Here’s a thought, we like to point out that people are disconnected from where their food comes from, and that that’s our problem. Well you know what, some of us in agriculture are so disconnected from the people that buy food, from people actually eating, that we can’t come to terms with any criticism. The entire rallying cry from some seems to be ‘You’ll shut up and eat if you know what’s good for ya’. ‘Feed the world’ has become an excuse for anything, and doesn’t recognize that most of the problems with hunger in this world are political, and don’t always have to do with lapses in production.

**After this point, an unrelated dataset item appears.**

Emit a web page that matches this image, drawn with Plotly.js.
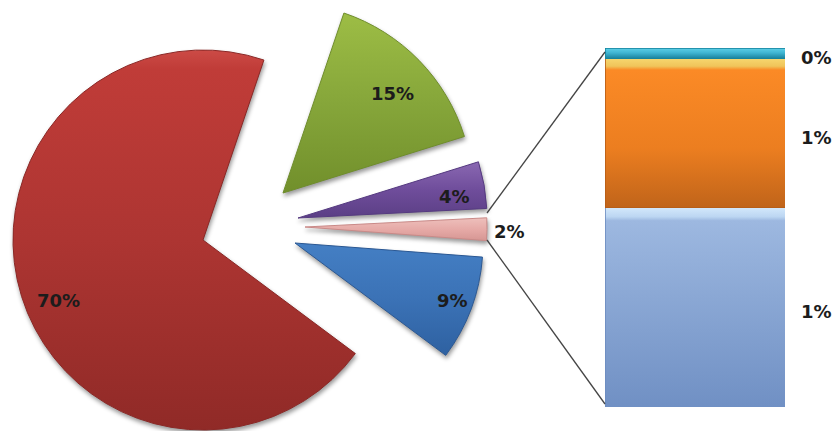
<!DOCTYPE html>
<html>
<head>
<meta charset="utf-8">
<script src="https://cdn.plot.ly/plotly-3.0.1.min.js"></script>
<style>html,body{margin:0;padding:0;background:#fff}#chart{width:835px;height:431px}</style>
</head>
<body>
<div id="chart"></div>
<script>
// --- data ---
var pieCategories = ['Green', 'Purple', 'Pink', 'Blue', 'Red'];
var pieValues = [15, 4, 2, 9, 70];
var pieLabels = ['15%', '4%', '2%', '9%', '70%'];
var barCategories = ['Light blue', 'Orange', 'Cyan'];
var barValues = [1.11, 0.83, 0.06];
var barLabels = ['1%', '1%', '0%'];

// --- style / layout ---
var W = 835, H = 431;
var startAngle = 18.7;
var sliceCentres = [[283, 193], [298, 218], [305, 227], [295, 243], [203, 240]];
var sliceRadii = [190, 189, 182, 188, 190];
var labelPos = [[392, 93], [454, 196], [509, 231], [452, 300], [59, 300]];
var pieGrad = [
  [[0, '#9dbd45'], [0.5, '#86a63a'], [1, '#718f2b']],
  [[0, '#8a68b2'], [0.5, '#6f4d9b'], [1, '#5b3f85']],
  [[0, '#eec0bc'], [0.5, '#e6aaa7'], [1, '#d69693']],
  [[0, '#447fc4'], [0.5, '#3b72b6'], [1, '#2e61a1']],
  [[0, '#cc4b46'], [0.05, '#c03c38'], [0.5, '#ad3532'], [1, '#902a27']]
];
var pieStroke = ['#6f8d2c', '#553a80', '#c98a88', '#2b5893', '#8a2826'];
var barGrad = [
  [[0, '#d3e8fb'], [0.045, '#bcd6f2'], [0.065, '#9db8e0'], [1, '#7090c4']],
  [[0, '#f6d66e'], [0.05, '#f0c45a'], [0.075, '#fb8a26'], [0.6, '#ec7e20'], [1, '#c0641a']],
  [[0, '#5ed0e8'], [0.45, '#3fb5d2'], [1, '#177f9a']]
];
var barStroke = ['#6d8cbf', '#b55c17', '#17849f'];

function px(x) { return x / W; }
function py(y) { return 1 - y / H; }

var traces = pieValues.map(function (v, i) {
  var c = sliceCentres[i], r = sliceRadii[i];
  return {
    type: 'pie',
    labels: pieCategories,
    values: pieValues,
    sort: false,
    direction: 'clockwise',
    rotation: startAngle,
    textinfo: 'none',
    hoverinfo: 'skip',
    showlegend: false,
    domain: {
      x: [Math.max(0, px(c[0] - r)), Math.min(1, px(c[0] + r))],
      y: [Math.max(0, py(c[1] + r)), Math.min(1, py(c[1] - r))]
    },
    marker: {
      colors: pieValues.map(function (_, j) { return j === i ? pieGrad[i][1][1] : 'rgba(0,0,0,0)'; }),
      line: { width: 0, color: 'rgba(0,0,0,0)' }
    }
  };
});

barValues.forEach(function (v, i) {
  traces.push({
    type: 'bar',
    x: ['Other'],
    y: [v],
    name: barCategories[i],
    xaxis: 'x',
    yaxis: 'y',
    showlegend: false,
    hoverinfo: 'skip',
    marker: { color: barGrad[i][2][1], line: { width: 0.8, color: barStroke[i] } }
  });
});

var annotations = pieLabels.map(function (t, i) {
  return {
    text: t, xref: 'paper', yref: 'paper',
    x: px(labelPos[i][0]), y: py(labelPos[i][1]),
    xanchor: 'center', yanchor: 'middle', showarrow: false
  };
});
var cum = 0;
barValues.forEach(function (v, i) {
  annotations.push({
    text: barLabels[i], xref: 'paper', yref: 'y',
    x: px(816), y: cum + v / 2, yshift: -4,
    xanchor: 'center', yanchor: 'middle', showarrow: false
  });
  cum += v;
});

var connectorStyle = { color: '#454545', width: 1.3 };
var layout = {
  width: W, height: H,
  margin: { l: 0, r: 0, t: 0, b: 0 },
  paper_bgcolor: '#fff', plot_bgcolor: 'rgba(0,0,0,0)',
  barmode: 'stack', bargap: 0,
  font: { family: '"DejaVu Sans", sans-serif', size: 18, color: '#1c1c1c', weight: 700 },
  xaxis: { domain: [px(605), px(785)], visible: false, type: 'category', range: [-0.5, 0.5], fixedrange: true },
  yaxis: { domain: [py(407), py(48)], visible: false, range: [0, 2], fixedrange: true },
  annotations: annotations,
  shapes: [
    { type: 'line', xref: 'paper', yref: 'paper', x0: px(487), y0: py(213), x1: px(605), y1: py(52), line: connectorStyle },
    { type: 'line', xref: 'paper', yref: 'paper', x0: px(487), y0: py(240), x1: px(605), y1: py(404), line: connectorStyle }
  ]
};

Plotly.newPlot('chart', traces, layout, { displayModeBar: false, staticPlot: true }).then(function () {
  var svg = document.querySelector('#chart .main-svg');
  var defs = svg.querySelector('defs');
  var NS = 'http://www.w3.org/2000/svg';
  function makeGrad(id, stops) {
    var g = document.createElementNS(NS, 'linearGradient');
    g.setAttribute('id', id);
    g.setAttribute('x1', '0'); g.setAttribute('y1', '0');
    g.setAttribute('x2', '0'); g.setAttribute('y2', '1');
    stops.forEach(function (s) {
      var st = document.createElementNS(NS, 'stop');
      st.setAttribute('offset', s[0]);
      st.setAttribute('stop-color', s[1]);
      g.appendChild(st);
    });
    defs.appendChild(g);
  }
  var pies = document.querySelectorAll('#chart .pielayer .trace');
  pies.forEach(function (tr, i) {
    makeGrad('pg' + i, pieGrad[i]);
    var paths = tr.querySelectorAll('.slice path.surface');
    var p = paths[i];
    if (!p) return;
    p.style.fill = 'url(#pg' + i + ')';
    p.style.stroke = pieStroke[i];
    p.style.strokeWidth = '1px';
    p.style.strokeOpacity = '1';
    p.style.filter = 'drop-shadow(1px 3px 2px rgba(0,0,0,0.4))';
    for (var j = 0; j < paths.length; j++) if (j !== i) paths[j].style.display = 'none';
  });
  var bars = document.querySelectorAll('#chart .barlayer .point path');
  bars.forEach(function (b, i) {
    makeGrad('bg' + i, barGrad[i]);
    b.style.fill = 'url(#bg' + i + ')';
    if (i === 0) b.style.filter = 'drop-shadow(1px 3px 2px rgba(0,0,0,0.3))';
  });
});
</script>
</body>
</html>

When did this happen? I don’t know, I guess monoculture crops have led to a monolithic pallet. We haul our goods to town, and then never see it again until it comes back, usually pretty unrecognizable if we sent off commodities. I would love to have hit a local dairy with a direct farm store, but dairies are hard enough to find, much less one that makes cheese. That’s one of my points, where has this reliance, now defense, of agribusiness gotten us? It sure hasn’t gotten us more farmers. Someone like Blake Hurst will demagogue the French, or a store like Whole Foods, well, as a rancher and meat lover, the butcher counter there (yes, they have butchers, that cut meat, remember those?) brings a tear to my eye.
Dinner turned out well though, turns out my ever surprising wife can make crusty sandwich buns, damn near from scratch. That beats white bread any time.